Health Check Design Questions

In interviews, it helps to ask:

Is this check for liveness, readiness, or startup?
Who consumes the result: load balancer, Kubernetes, monitor, or human?
What action happens when it fails?
Should this instance be restarted or only removed from traffic?
Which dependencies are critical for this endpoint?
Could this check cause cascading failure?
How often will it run?
What timeout should the health check use?

How to Answer This in an Interview

I would explain that health checks let infrastructure decide whether an instance should receive traffic, restart, or remain out of rotation. I would separate liveness from readiness: liveness tells us whether the process should be restarted, while readiness tells us whether it should receive traffic. I would keep checks cheap and fast, include only critical dependencies in readiness, and avoid making every instance unhealthy because one optional dependency is down.

Common Interview Follow-Ups

What is the difference between liveness and readiness?

Liveness asks whether the process is alive and should keep running. Readiness asks whether the instance is ready to receive traffic.

Should a readiness check include the database?

If the service cannot serve its main traffic without the database, then yes, a lightweight database check can make sense. But it should be cheap and should not check optional dependencies unnecessarily.
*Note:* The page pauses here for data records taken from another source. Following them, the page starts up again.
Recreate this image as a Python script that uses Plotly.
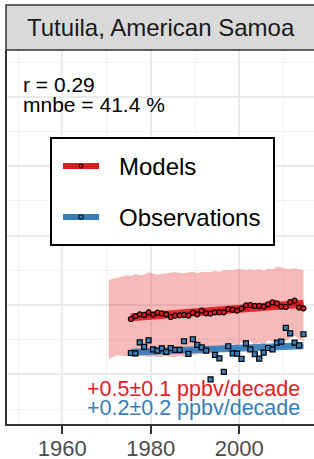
import numpy as np
import plotly.graph_objects as go

# ---------------- data ----------------
site = "Tutuila, American Samoa"
stats_r = "r = 0.29"
stats_mnbe = "mnbe = 41.4 %"
trend_model_label = "+0.5±0.1 ppbv/decade"
trend_obs_label = "+0.2±0.2 ppbv/decade"

years = list(range(1975, 2015))
models = [17.98, 18.40, 18.65, 18.56, 18.94, 18.61, 18.89, 18.80, 18.66, 18.27,
          18.46, 18.51, 18.56, 18.46, 18.89, 18.66, 19.18, 18.80, 18.75, 18.94,
          18.94, 18.94, 19.42, 19.32, 19.18, 19.47, 19.95, 20.00, 19.86, 19.86,
          19.76, 20.10, 20.39, 20.24, 19.76, 19.71, 20.43, 20.62, 19.61, 19.52]
observations = [13.08, 13.04, 14.62, 13.95, 14.91, 13.61, 13.42, 13.76, 13.23, 13.80,
                13.52, 13.52, 14.77, 12.94, 15.06, 14.24, 13.90, 13.42, 9.29, 12.80,
                12.32, 10.35, 14.05, 13.04, 12.98, 12.22, 14.48, 13.61, 12.90, 12.26,
                13.13, 13.80, 13.61, 14.57, 14.71, 16.69, 15.92, 14.57, 14.19, 15.78]

band_years = list(range(1970, 2015))
band_top = [23.60, 23.75, 23.94, 24.08, 24.28, 24.22, 24.47, 24.28, 24.37, 24.71,
            24.57, 24.37, 24.47, 24.57, 24.71, 24.76, 24.61, 24.57, 24.71, 24.80,
            24.57, 24.76, 24.76, 24.71, 24.90, 24.80, 25.00, 25.09, 24.95, 25.19,
            25.14, 25.04, 25.14, 25.04, 25.19, 24.95, 25.23, 25.14, 25.52, 25.43,
            25.23, 25.19, 25.28, 25.19, 25.04]
band_bottom = [12.29, 12.51, 12.80, 12.65, 12.65, 12.65, 12.51, 12.65, 12.65, 12.51,
               12.65, 12.51, 12.51, 12.65, 12.51, 12.51, 12.65, 12.51, 12.65, 12.80,
               12.94, 12.94, 13.08, 13.23, 13.37, 13.52, 13.66, 14.09, 14.38, 14.09,
               14.67, 14.38, 14.81, 14.24, 14.52, 14.09, 14.96, 14.67, 15.10, 14.52,
               14.81, 15.24, 15.53, 15.10, 14.81]

x_ticks = [1960, 1980, 2000]
x_minor = [1950, 1970, 1990, 2010]

# ---------------- styling ----------------
RED = "#E41A1C"
BLUE = "#377EB8"
FONT = "Liberation Sans, Arial, Helvetica, sans-serif"
W, H = 314, 459
L, R, T, B = 7, 0, 50, 35


def px_x(px):
    return (px - L) / (W - L - R)


def px_y(py):
    return 1 - (py - T) / (H - T - B)


mid = 0.5  # annual means plotted at mid-year
xm = np.array(years) + mid
xb = np.array(band_years) + mid

fig = go.Figure()

# model spread band
fig.add_trace(go.Scatter(x=xb, y=band_bottom, mode="lines", line=dict(width=0),
                         hoverinfo="skip", showlegend=False))
fig.add_trace(go.Scatter(x=xb, y=band_top, mode="lines", line=dict(width=0),
                         fill="tonexty", fillcolor="rgba(228,26,28,0.3)",
                         hoverinfo="skip", showlegend=False))

# trend lines (linear fits of the series)
for vals, col, w_out, col_in in [(models, RED, 8, "#C3121A"), (observations, BLUE, 7, BLUE)]:
    a, b = np.polyfit(xm, vals, 1)
    fit = a * xm + b
    fig.add_trace(go.Scatter(x=xm, y=fit, mode="lines", line=dict(color=col, width=w_out),
                             opacity=0.9, hoverinfo="skip", showlegend=False))
    fig.add_trace(go.Scatter(x=xm, y=fit, mode="lines", line=dict(color=col_in, width=3),
                             opacity=0.6, hoverinfo="skip", showlegend=False))

# points
fig.add_trace(go.Scatter(x=xm, y=models, mode="markers", name="Models",
                         marker=dict(symbol="circle", size=5, color=RED,
                                     line=dict(color="black", width=1.2)),
                         showlegend=False))
fig.add_trace(go.Scatter(x=xm, y=observations, mode="markers", name="Observations",
                         marker=dict(symbol="square", size=5, color=BLUE,
                                     line=dict(color="black", width=1.2)),
                         showlegend=False))

shapes = []
annotations = []

# facet strip
shapes.append(dict(type="rect", xref="paper", yref="paper",
                   x0=px_x(6), x1=px_x(330), y0=px_y(50), y1=px_y(5),
                   fillcolor="#D9D9D9", line=dict(color="#333333", width=1.5), layer="above"))
annotations.append(dict(xref="paper", yref="paper", x=px_x(161), y=px_y(28),
                        text=site, showarrow=False, xanchor="center", yanchor="middle",
                        font=dict(family=FONT, size=24, color="#1A1A1A")))

# stats text
annotations.append(dict(xref="paper", yref="paper", x=px_x(21), y=px_y(84),
                        text=stats_r, showarrow=False, xanchor="left", yanchor="middle",
                        font=dict(family=FONT, size=21, color="black")))
annotations.append(dict(xref="paper", yref="paper", x=px_x(21), y=px_y(104),
                        text=stats_mnbe, showarrow=False, xanchor="left", yanchor="middle",
                        font=dict(family=FONT, size=21, color="black")))

# legend box (drawn)
shapes.append(dict(type="rect", xref="paper", yref="paper",
                   x0=px_x(51), x1=px_x(274), y0=px_y(245), y1=px_y(138),
                   fillcolor="white", line=dict(color="black", width=2), layer="above"))
for py, col, sym, label in [(166, RED, "circle", "Models"), (217, BLUE, "rect", "Observations")]:
    shapes.append(dict(type="line", xref="paper", yref="paper",
                       x0=px_x(63), x1=px_x(99), y0=px_y(py), y1=px_y(py),
                       line=dict(color=col, width=6), layer="above"))
    shapes.append(dict(type=sym, xref="paper", yref="paper",
                       x0=px_x(79), x1=px_x(83), y0=px_y(py + 2), y1=px_y(py - 2),
                       fillcolor=col, line=dict(color="black", width=1), layer="above"))
    annotations.append(dict(xref="paper", yref="paper", x=px_x(117), y=px_y(py),
                            text=label, showarrow=False, xanchor="left", yanchor="middle",
                            font=dict(family=FONT, size=24, color="black")))

# trend labels
annotations.append(dict(xref="paper", yref="paper", x=px_x(302), y=px_y(389),
                        text=trend_model_label, showarrow=False, xanchor="right", yanchor="middle",
                        font=dict(family=FONT, size=21.5, color=RED)))
annotations.append(dict(xref="paper", yref="paper", x=px_x(302), y=px_y(408),
                        text=trend_obs_label, showarrow=False, xanchor="right", yanchor="middle",
                        font=dict(family=FONT, size=21.5, color=BLUE)))

fig.update_layout(
    width=W, height=H,
    margin=dict(l=L, r=R, t=T, b=B, pad=0, autoexpand=False),
    paper_bgcolor="white", plot_bgcolor="white",
    showlegend=False,
    shapes=shapes, annotations=annotations,
    font=dict(family=FONT),
    xaxis=dict(range=[1947.5, 2016.88], tickvals=x_ticks, ticktext=[str(v) for v in x_ticks],
               showgrid=True, gridcolor="#EBEBEB", gridwidth=2,
               minor=dict(tickvals=x_minor, showgrid=True, gridcolor="#F2F2F2", gridwidth=1, ticks=""),
               showline=True, linecolor="#333333", linewidth=1.6,
               ticks="outside", ticklen=8, tickwidth=2, tickcolor="#333333",
               ticklabelstandoff=-4,
               tickfont=dict(family=FONT, size=22, color="#4D4D4D"),
               zeroline=False, fixedrange=True, automargin=False),
    yaxis=dict(range=[2.85, 56.74], dtick=10, tick0=0,
               showgrid=True, gridcolor="#EBEBEB", gridwidth=2,
               minor=dict(dtick=5, tick0=5, showgrid=True, gridcolor="#F2F2F2", gridwidth=1, ticks=""),
               showline=True, linecolor="#333333", linewidth=1.6,
               showticklabels=False, ticks="", zeroline=False, fixedrange=True, automargin=False),
)

fig.write_html("out.html", config={"displayModeBar": False},
               post_script="document.body.style.margin='0px';")
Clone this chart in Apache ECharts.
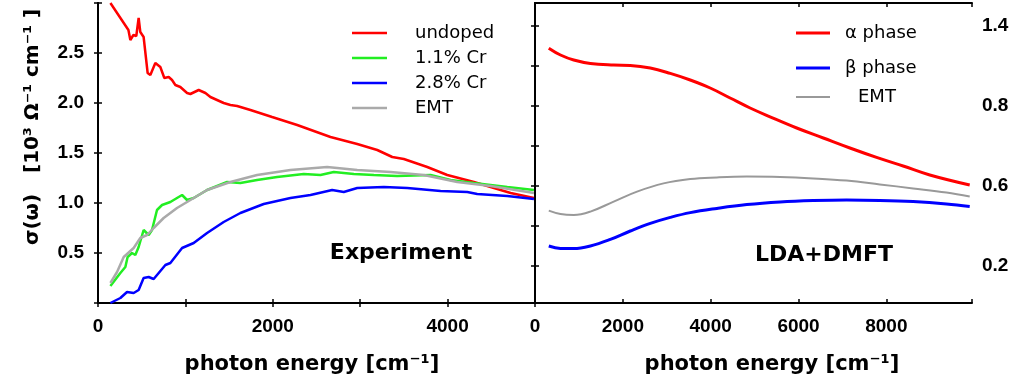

Can health checks cause outages?

Yes. If health checks are too strict or depend on a shared failing dependency, all instances may mark themselves unhealthy at once and be removed from traffic.

Is /health enough?

Usually not by itself. A basic /health endpoint only proves the process can respond. Production systems often separate /live, /ready, and sometimes /startup.

What mistake do candidates make?

They say 'add a health check' but do not explain what it checks, who consumes it, what action happens on failure, or how it avoids false positives.

Final Takeaway

Health checks are small signals with big consequences. Use liveness to decide when to restart, readiness to decide when to route traffic, and startup checks for slow-starting applications. Keep checks fast, safe, and aligned with the action they trigger.